Christine – Griselinia, Escallonia ‘Redclaw’, Sea buckthorn.
Matt – I would go for groups of little shrubs such as Convolvulus cneorum ‘Silverbush’.
Q – What is the reason for the loss of colour of the leaves of my Pieris Forrestii ‘Forest Flame’?
Christine – Insects will cause the flecking. Give it a general fertiliser and make sure you keep it well watered.
Matt – It is about growing the right plant in the right place – you need lots of organic matter in the soil.
Matthew – I would still give it a feed of sequestered iron and seaweed and mulch of peat free ericaceous compost.
Q – I have a 30-year-old plum tree which keeps producing suckers from lateral roots which invade a nearby flowerbed. How can I restrict their growth? I currently cut them down to ground level.
Matt – You need to clear the soil away and actually tear them from the root they are growing from. If you cut then there will then be buds below ground level. If they are growing in flower borders, then spring is a good time to gather them up.
Q – Please could you give me ideas of a plant for a very special mother in law?
Matthew – Plant a tree as you plant if for who comes after as well
Matt – Collect roses and other plants named after great women such as the rose Gertrude Jekyll, and ‘Miss Wilmott’
Q – In the autumn I planted about 150 welsh daffodils in a wood, but they have all come up blind.
Christine – Lift them and re-plant them 4-6 inches (10-15cm) deep.
Matt – You could put about 2-3 inches (5-7.5cm) of mulch at the top. It will improve the quality of the ground and the mulch will seal in what moisture is there so the plants can get established even better.
Matthew – There are much other varieties that you can plant which are much tougher like Narcissus ‘Hawera’, ‘Sailboat’, Papyraceus ‘Paperwhite’ and ‘Tete-a-tete’ would look good too.
Q – What is the best way to make use of my waterbutt in winter?

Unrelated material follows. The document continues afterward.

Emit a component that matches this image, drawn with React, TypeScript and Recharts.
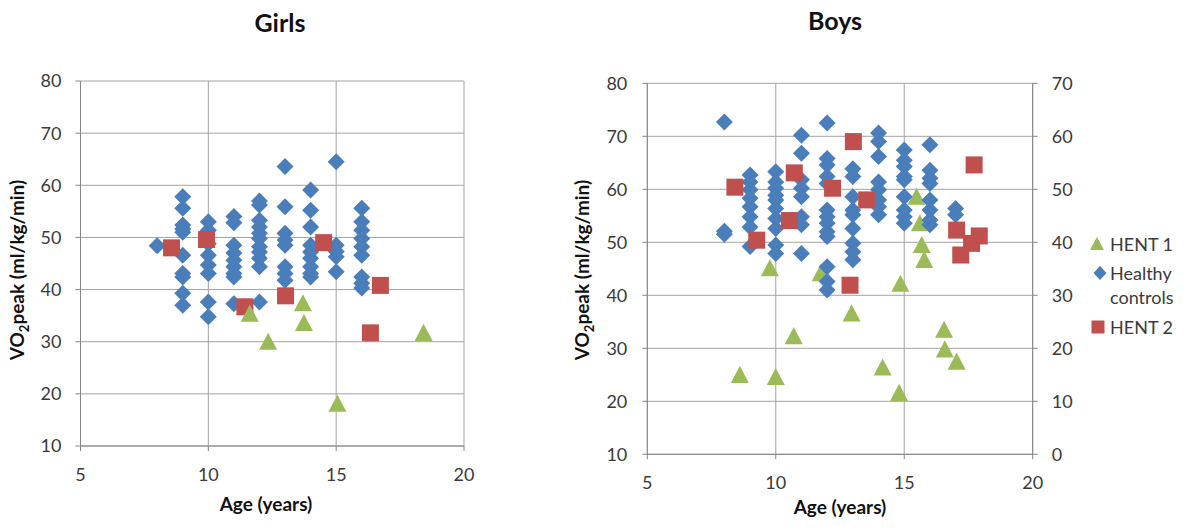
import React from 'react';
import { ScatterChart, Scatter, XAxis, YAxis, CartesianGrid, Legend } from 'recharts';

const FONT = 'Lato, "Open Sans", sans-serif';
const BLUE = '#4A7EBB';
const RED = '#C0504D';
const GREEN = '#9BBB59';
const AXIS = '#868686';
const GRID = '#A3A3A3';
const TEXT = '#3a3a3a';

const ageTicks = [5, 10, 15, 20];
const vo2Ticks = [10, 20, 30, 40, 50, 60, 70, 80];
const rightTicks = [0, 10, 20, 30, 40, 50, 60, 70];

// [age, VO2peak]
const girlsHealthy: [number, number][] = [
  [8, 48.4],
  [9, 57.8], [9, 55.6], [9, 52.4], [9, 51.6], [9, 51], [9, 46.6], [9, 43.1], [9, 42.4], [9, 39.3], [9, 37],
  [10, 53], [10, 51.4], [10, 48.8], [10, 46.6], [10, 44.7], [10, 43.1], [10, 37.6], [10, 34.8],
  [11, 54], [11, 52.8], [11, 48.5], [11, 47], [11, 45.6], [11, 44.4], [11, 43.1], [11, 42.4], [11, 37.3],
  [12, 57], [12, 56.2], [12, 53.3], [12, 52], [12, 50.8], [12, 49.8], [12, 48.2], [12, 47.2], [12, 46], [12, 44.4], [12, 37.6],
  [13, 63.6], [13, 55.9], [13, 50.8], [13, 49.5], [13, 48.5], [13, 44.4], [13, 43.1], [13, 41.8],
  [14, 59.1], [14, 55.2], [14, 52], [14, 48.5], [14, 47.2], [14, 46], [14, 44.4], [14, 43.1], [14, 42.4],
  [15, 64.5], [15, 48.5], [15, 47.3], [15, 46.3], [15, 43.4],
  [16, 55.6], [16, 53], [16, 51.4], [16, 49.8], [16, 48.2], [16, 46.6], [16, 42.4], [16, 41.2], [16, 40.3],
];
const girlsHent1: [number, number][] = [
  [11.62, 35.4], [12.34, 30], [13.7, 37.4], [13.74, 33.6], [15.05, 18.1], [18.42, 31.7],
];
const girlsHent2: [number, number][] = [
  [8.56, 48], [9.93, 49.6], [11.43, 36.7], [13.02, 38.8], [14.51, 49], [16.34, 31.7], [16.73, 40.8],
];

const boysHealthy: [number, number][] = [
  [8, 72.7], [8, 52.1], [8, 51.5],
  [9, 62.7], [9, 61.4], [9, 59.9], [9, 58.3], [9, 56.7], [9, 54.8], [9, 52.9], [9, 49.2],
  [10, 63.3], [10, 61.4], [10, 60.2], [10, 58.9], [10, 58], [10, 56.4], [10, 54.5], [10, 52.6], [10, 49.5], [10, 47.9],
  [11, 70.2], [11, 66.8], [11, 61.8], [11, 60.2], [11, 58.6], [11, 54.8], [11, 53.3], [11, 47.9],
  [12, 72.5], [12, 65.8], [12, 64.6], [12, 62.4], [12, 61.1], [12, 56.1], [12, 54.8], [12, 53.6], [12, 52], [12, 51.1], [12, 45.4], [12, 42.6], [12, 41],
  [13, 63.9], [13, 62.4], [13, 58.6], [13, 56.1], [13, 55.2], [13, 52.6], [13, 49.8], [13, 48.2], [13, 46.7],
  [14, 70.6], [14, 69], [14, 66.2], [14, 61.4], [14, 59.9], [14, 58], [14, 56.7], [14, 55.2],
  [15, 67.4], [15, 65.5], [15, 64.3], [15, 62.4], [15, 61.8], [15, 58.6], [15, 56.1], [15, 54.8], [15, 53.6],
  [16, 68.4], [16, 63.6], [16, 62.1], [16, 61.1], [16, 58], [16, 56.1], [16, 54.2], [16, 53.3],
  [17, 56.4], [17, 55.2],
];
const boysHent1: [number, number][] = [
  [8.6, 25], [9.77, 45.1], [10, 24.6], [10.7, 32.3], [11.75, 44.2], [12.95, 36.6], [14.16, 26.4], [14.8, 21.6],
  [14.85, 42.2], [15.48, 58.6], [15.61, 53.6], [15.68, 49.5], [15.78, 46.7], [16.55, 33.5], [16.58, 29.8], [17.04, 27.5],
];
const boysHent2: [number, number][] = [
  [8.41, 60.4], [9.26, 50.4], [10.53, 54.1], [10.72, 63.1], [12.21, 60.2], [12.89, 41.9], [13.02, 69],
  [13.54, 58], [17.04, 52.3], [17.2, 47.6], [17.62, 49.8], [17.72, 64.6], [17.92, 51.2],
];

const toPoints = (rows: [number, number][]) => rows.map(([x, y]) => ({ x, y }));

const Diamond = ({ cx, cy, r = 8.5 }: any) => (
  <polygon points={`${cx},${cy - r} ${cx + r},${cy} ${cx},${cy + r} ${cx - r},${cy}`} fill={BLUE} />
);
const Square = ({ cx, cy, s = 8.5 }: any) => (
  <rect x={cx - s} y={cy - s} width={s * 2} height={s * 2} fill={RED} />
);
const Triangle = ({ cx, cy, s = 9 }: any) => (
  <polygon points={`${cx},${cy - s} ${cx + s},${cy + s * 0.9} ${cx - s},${cy + s * 0.9}`} fill={GREEN} />
);

const Vo2Label = ({ x, y }: any) => (
  <text x={x} y={y} transform={`rotate(-90, ${x}, ${y})`} textAnchor="middle"
    fontFamily={FONT} fontWeight="bold" fontSize={19} fill="#111">
    VO<tspan fontSize={13} dy={5}>2</tspan><tspan dy={-5}>peak (ml/kg/min)</tspan>
  </text>
);

const AgeLabel = ({ x, y }: any) => (
  <text x={x} y={y} textAnchor="middle" fontFamily={FONT} fontWeight="bold" fontSize={19} fill="#111">
    Age (years)
  </text>
);

const tickStyle = { fill: TEXT, fontSize: 18, fontFamily: FONT };

const LegendBox = () => (
  <div style={{ position: 'relative', width: 110, height: 112, fontFamily: FONT, fontSize: 18, color: TEXT }}>
    <svg width={20} height={112} style={{ position: 'absolute', left: 0, top: 0 }}>
      <polygon points="9,7 16,20 2,20" fill={GREEN} />
      <polygon points="12,36 18.5,43 12,50 5.5,43" fill={BLUE} />
      <rect x={3.5} y={90.5} width={13} height={13} fill={RED} />
    </svg>
    <div style={{ position: 'absolute', left: 22, top: 2, lineHeight: '24px' }}>HENT 1</div>
    <div style={{ position: 'absolute', left: 22, top: 31, lineHeight: '24px' }}>Healthy<br />controls</div>
    <div style={{ position: 'absolute', left: 22, top: 85, lineHeight: '24px' }}>HENT 2</div>
  </div>
);

const GirlsChart = () => (
  <ScatterChart width={480} height={529} margin={{ top: 81, right: 16, bottom: 23, left: 0 }}>
    <CartesianGrid stroke={GRID} strokeWidth={1} />
    <XAxis type="number" dataKey="x" domain={[5, 20]} ticks={ageTicks} interval={0} height={60}
      stroke={AXIS} tickSize={5} tickMargin={17} tick={tickStyle}
      label={{ content: () => <AgeLabel x={266} y={511} /> }} />
    <YAxis type="number" dataKey="y" domain={[10, 80]} ticks={vo2Ticks} interval={0} width={80.5}
      stroke={AXIS} tickSize={5} tickMargin={14} tick={tickStyle}
      label={{ content: () => <Vo2Label x={24} y={270} /> }} />
    <Scatter name="Healthy controls" data={toPoints(girlsHealthy)} shape={(p: any) => <Diamond cx={p.cx} cy={p.cy} />} isAnimationActive={false} />
    <Scatter name="HENT 2" data={toPoints(girlsHent2)} shape={(p: any) => <Square cx={p.cx} cy={p.cy} />} isAnimationActive={false} />
    <Scatter name="HENT 1" data={toPoints(girlsHent1)} shape={(p: any) => <Triangle cx={p.cx} cy={p.cy} />} isAnimationActive={false} />
  </ScatterChart>
);

const BoysChart = () => (
  <ScatterChart width={632} height={529} margin={{ top: 83.3, right: 119.3, bottom: 19.7, left: 0 }}>
    <CartesianGrid stroke={GRID} strokeWidth={1} yAxisId="left" />
    <XAxis type="number" dataKey="x" domain={[5, 20]} ticks={ageTicks} interval={0} height={55}
      stroke={AXIS} tickSize={5} tickMargin={17} tick={tickStyle}
      label={{ content: () => <AgeLabel x={280} y={514} /> }} />
    <YAxis yAxisId="left" type="number" dataKey="y" domain={[10, 80]} ticks={vo2Ticks} interval={0} width={87.3}
      stroke={AXIS} tickSize={5} tickMargin={15} tick={tickStyle}
      label={{ content: () => <Vo2Label x={29} y={270} /> }} />
    <YAxis yAxisId="right" orientation="right" type="number" dataKey="y" domain={[0, 70]} allowDataOverflow
      ticks={rightTicks} interval={0} width={40}
      stroke={AXIS} tickSize={5} tickMargin={14} tick={tickStyle} />
    <Legend layout="vertical" align="center" verticalAlign="middle" content={() => <LegendBox />}
      wrapperStyle={{ left: 528, top: 230, width: 110 }} />
    <Scatter yAxisId="left" name="HENT 1" data={toPoints(boysHent1)} shape={(p: any) => <Triangle cx={p.cx} cy={p.cy} />} isAnimationActive={false} />
    <Scatter yAxisId="left" name="Healthy controls" data={toPoints(boysHealthy)} shape={(p: any) => <Diamond cx={p.cx} cy={p.cy} />} isAnimationActive={false} />
    <Scatter yAxisId="left" name="HENT 2" data={toPoints(boysHent2)} shape={(p: any) => <Square cx={p.cx} cy={p.cy} />} isAnimationActive={false} />
  </ScatterChart>
);

export default function App() {
  return (
    <div style={{ position: 'absolute', left: 0, top: 0, width: 1192, height: 529, background: '#fff' }}>
      <div style={{ position: 'absolute', left: 0, top: 0 }}>
        <GirlsChart />
      </div>
      <div style={{ position: 'absolute', left: 560, top: 0 }}>
        <BoysChart />
      </div>
      <svg width={1192} height={529} style={{ position: 'absolute', left: 0, top: 0, pointerEvents: 'none' }}>
        <text x={280} y={32} textAnchor="middle" fontFamily={FONT} fontWeight="bold" fontSize={25} fill="#111">Girls</text>
        <text x={835} y={30} textAnchor="middle" fontFamily={FONT} fontWeight="bold" fontSize={25} fill="#111">Boys</text>
      </svg>
    </div>
  );
}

Christine – Use it for things under bushes and evergreen bushes. Bulbs can dry out over the winter because they don’t have enough moisture. Particularly things like Narcissus such as Juncifoloius, Bulbocodium ‘Petticoat daffodil’ in the winter I need to keep a watch on.
Matthew – I use it for watering houseplants such as orchids
Matthew - Evergreen hedges and watering containers.